_Task description:_
Repeat the span of the entries below that starts at the line with "Rebuild this chart" and ends at the line with "const pts = (xs, ys)", nothing more. Skip the pictures.

_Information shown:_
[START]

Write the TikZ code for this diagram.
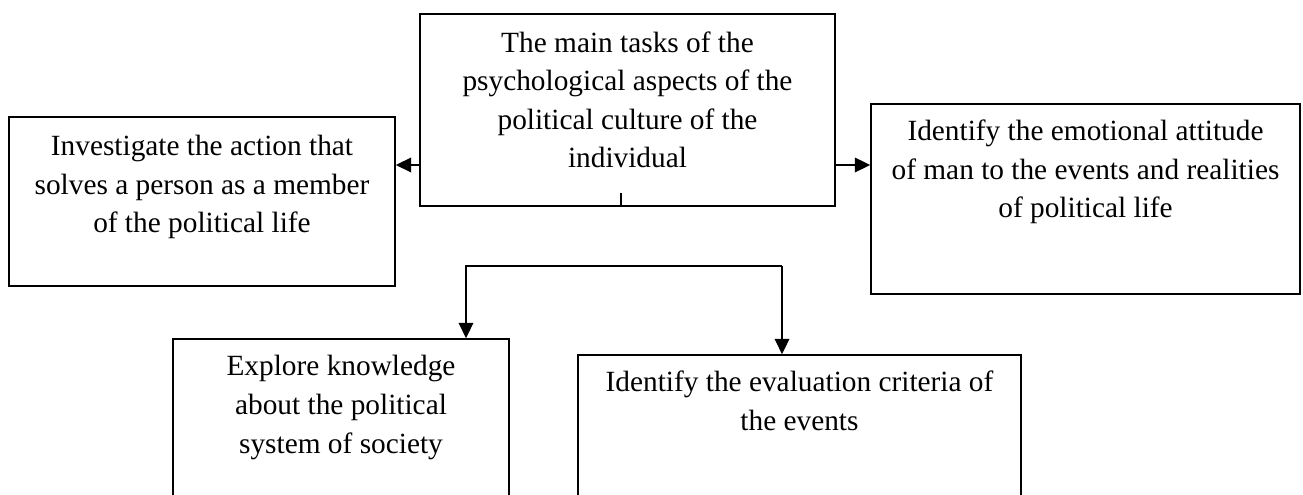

[END]
[START]

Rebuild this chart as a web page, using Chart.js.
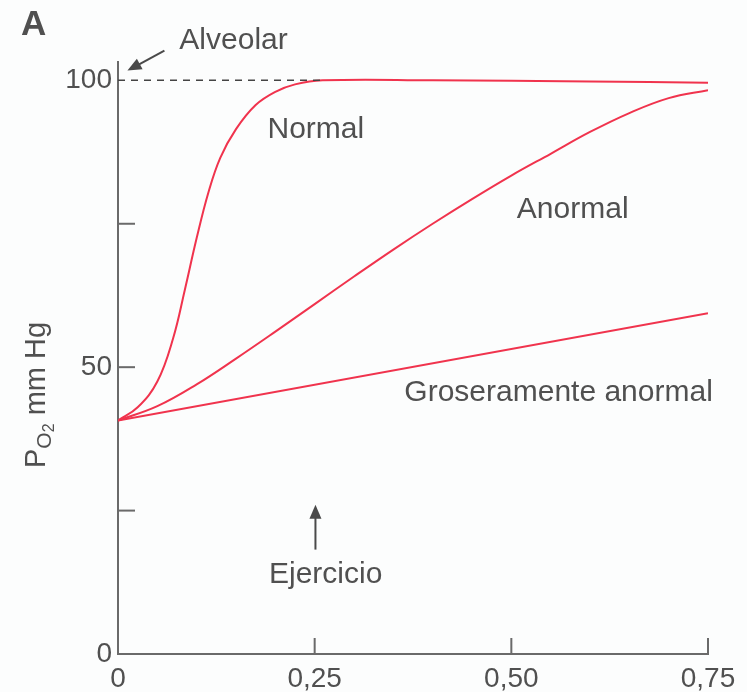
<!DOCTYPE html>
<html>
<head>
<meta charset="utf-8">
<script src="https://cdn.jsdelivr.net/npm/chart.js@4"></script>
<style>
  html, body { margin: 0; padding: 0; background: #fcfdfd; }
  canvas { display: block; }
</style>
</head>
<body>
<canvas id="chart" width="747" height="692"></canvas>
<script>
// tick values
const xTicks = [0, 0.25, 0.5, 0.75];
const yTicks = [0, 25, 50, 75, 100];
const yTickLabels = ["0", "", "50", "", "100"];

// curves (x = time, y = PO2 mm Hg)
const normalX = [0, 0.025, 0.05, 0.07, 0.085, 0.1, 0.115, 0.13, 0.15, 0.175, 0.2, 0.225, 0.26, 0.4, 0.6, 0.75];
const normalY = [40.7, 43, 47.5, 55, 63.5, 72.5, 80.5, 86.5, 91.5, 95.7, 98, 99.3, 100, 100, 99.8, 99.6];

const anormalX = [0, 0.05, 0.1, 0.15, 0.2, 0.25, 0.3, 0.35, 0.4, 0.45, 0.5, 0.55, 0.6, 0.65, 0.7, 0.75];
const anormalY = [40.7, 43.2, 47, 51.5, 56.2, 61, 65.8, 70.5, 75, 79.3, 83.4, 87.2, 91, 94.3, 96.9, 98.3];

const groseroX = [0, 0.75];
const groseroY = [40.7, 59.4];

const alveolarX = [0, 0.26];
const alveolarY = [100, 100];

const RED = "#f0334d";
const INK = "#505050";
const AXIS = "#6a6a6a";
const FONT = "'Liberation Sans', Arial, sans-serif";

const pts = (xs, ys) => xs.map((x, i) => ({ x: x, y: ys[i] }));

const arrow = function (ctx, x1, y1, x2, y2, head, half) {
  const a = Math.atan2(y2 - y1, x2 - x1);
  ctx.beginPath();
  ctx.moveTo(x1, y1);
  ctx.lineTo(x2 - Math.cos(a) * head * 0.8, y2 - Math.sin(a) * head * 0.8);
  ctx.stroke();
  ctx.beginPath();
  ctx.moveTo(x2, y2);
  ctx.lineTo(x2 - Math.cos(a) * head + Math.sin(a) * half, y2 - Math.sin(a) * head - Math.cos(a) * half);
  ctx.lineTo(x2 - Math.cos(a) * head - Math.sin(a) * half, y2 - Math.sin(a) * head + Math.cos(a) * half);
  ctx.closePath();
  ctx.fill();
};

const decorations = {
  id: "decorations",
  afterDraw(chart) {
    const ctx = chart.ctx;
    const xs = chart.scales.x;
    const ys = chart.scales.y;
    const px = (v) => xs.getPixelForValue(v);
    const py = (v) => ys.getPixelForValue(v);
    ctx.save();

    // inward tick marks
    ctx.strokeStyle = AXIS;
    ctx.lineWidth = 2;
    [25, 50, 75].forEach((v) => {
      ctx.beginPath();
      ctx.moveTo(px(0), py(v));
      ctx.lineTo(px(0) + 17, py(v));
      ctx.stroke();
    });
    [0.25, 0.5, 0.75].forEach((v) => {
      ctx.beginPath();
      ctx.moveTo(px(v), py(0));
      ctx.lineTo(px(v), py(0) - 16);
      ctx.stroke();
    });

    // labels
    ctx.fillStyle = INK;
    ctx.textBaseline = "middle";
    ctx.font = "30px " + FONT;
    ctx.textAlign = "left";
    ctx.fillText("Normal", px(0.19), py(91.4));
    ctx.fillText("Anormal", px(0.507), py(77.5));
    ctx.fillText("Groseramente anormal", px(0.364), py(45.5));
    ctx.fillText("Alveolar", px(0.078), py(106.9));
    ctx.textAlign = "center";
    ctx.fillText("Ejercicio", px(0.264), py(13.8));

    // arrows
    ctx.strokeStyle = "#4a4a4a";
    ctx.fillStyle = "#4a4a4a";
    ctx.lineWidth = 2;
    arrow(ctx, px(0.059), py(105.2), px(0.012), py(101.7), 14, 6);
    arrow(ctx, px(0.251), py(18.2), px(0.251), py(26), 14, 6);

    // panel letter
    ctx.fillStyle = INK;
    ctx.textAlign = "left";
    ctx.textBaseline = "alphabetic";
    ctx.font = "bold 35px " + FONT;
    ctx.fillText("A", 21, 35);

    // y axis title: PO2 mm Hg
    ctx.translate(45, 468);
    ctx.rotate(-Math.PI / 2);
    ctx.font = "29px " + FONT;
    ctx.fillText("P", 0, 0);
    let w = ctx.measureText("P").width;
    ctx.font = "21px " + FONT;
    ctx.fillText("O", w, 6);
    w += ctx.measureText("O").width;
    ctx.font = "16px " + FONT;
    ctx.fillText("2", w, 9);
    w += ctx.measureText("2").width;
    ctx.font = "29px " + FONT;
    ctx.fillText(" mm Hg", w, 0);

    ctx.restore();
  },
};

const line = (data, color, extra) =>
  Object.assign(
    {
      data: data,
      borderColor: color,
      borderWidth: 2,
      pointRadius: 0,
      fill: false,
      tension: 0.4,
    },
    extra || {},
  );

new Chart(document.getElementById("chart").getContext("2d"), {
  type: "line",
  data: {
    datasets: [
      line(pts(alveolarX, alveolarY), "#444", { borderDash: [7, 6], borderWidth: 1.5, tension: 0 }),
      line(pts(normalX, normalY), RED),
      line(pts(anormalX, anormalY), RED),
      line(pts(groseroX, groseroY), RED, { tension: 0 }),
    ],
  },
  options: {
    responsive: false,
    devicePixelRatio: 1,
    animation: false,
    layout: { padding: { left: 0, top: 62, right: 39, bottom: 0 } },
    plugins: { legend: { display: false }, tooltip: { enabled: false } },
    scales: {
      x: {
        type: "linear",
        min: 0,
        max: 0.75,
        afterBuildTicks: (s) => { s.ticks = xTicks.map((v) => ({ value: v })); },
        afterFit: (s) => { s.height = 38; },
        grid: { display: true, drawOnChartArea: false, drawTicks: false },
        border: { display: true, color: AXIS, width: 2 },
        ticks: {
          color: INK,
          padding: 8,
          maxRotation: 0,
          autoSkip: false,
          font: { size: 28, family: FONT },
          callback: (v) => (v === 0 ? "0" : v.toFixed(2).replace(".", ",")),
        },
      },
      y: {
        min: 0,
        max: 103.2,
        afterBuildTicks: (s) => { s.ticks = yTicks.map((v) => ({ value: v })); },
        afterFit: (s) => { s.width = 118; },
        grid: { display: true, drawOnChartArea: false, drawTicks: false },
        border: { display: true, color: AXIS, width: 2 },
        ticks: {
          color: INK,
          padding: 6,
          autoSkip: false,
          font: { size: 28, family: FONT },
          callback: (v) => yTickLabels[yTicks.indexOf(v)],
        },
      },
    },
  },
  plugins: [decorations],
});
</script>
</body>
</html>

[END]

_Written answer:_
Rebuild this chart as a web page, using Chart.js.
<!DOCTYPE html>
<html>
<head>
<meta charset="utf-8">
<script src="https://cdn.jsdelivr.net/npm/chart.js@4"></script>
<style>
  html, body { margin: 0; padding: 0; background: #fcfdfd; }
  canvas { display: block; }
</style>
</head>
<body>
<canvas id="chart" width="747" height="692"></canvas>
<script>
// tick values
const xTicks = [0, 0.25, 0.5, 0.75];
const yTicks = [0, 25, 50, 75, 100];
const yTickLabels = ["0", "", "50", "", "100"];

// curves (x = time, y = PO2 mm Hg)
const normalX = [0, 0.025, 0.05, 0.07, 0.085, 0.1, 0.115, 0.13, 0.15, 0.175, 0.2, 0.225, 0.26, 0.4, 0.6, 0.75];
const normalY = [40.7, 43, 47.5, 55, 63.5, 72.5, 80.5, 86.5, 91.5, 95.7, 98, 99.3, 100, 100, 99.8, 99.6];

const anormalX = [0, 0.05, 0.1, 0.15, 0.2, 0.25, 0.3, 0.35, 0.4, 0.45, 0.5, 0.55, 0.6, 0.65, 0.7, 0.75];
const anormalY = [40.7, 43.2, 47, 51.5, 56.2, 61, 65.8, 70.5, 75, 79.3, 83.4, 87.2, 91, 94.3, 96.9, 98.3];

const groseroX = [0, 0.75];
const groseroY = [40.7, 59.4];

const alveolarX = [0, 0.26];
const alveolarY = [100, 100];

const RED = "#f0334d";
const INK = "#505050";
const AXIS = "#6a6a6a";
const FONT = "'Liberation Sans', Arial, sans-serif";

const pts = (xs, ys) => xs.map((x, i) => ({ x: x, y: ys[i] }));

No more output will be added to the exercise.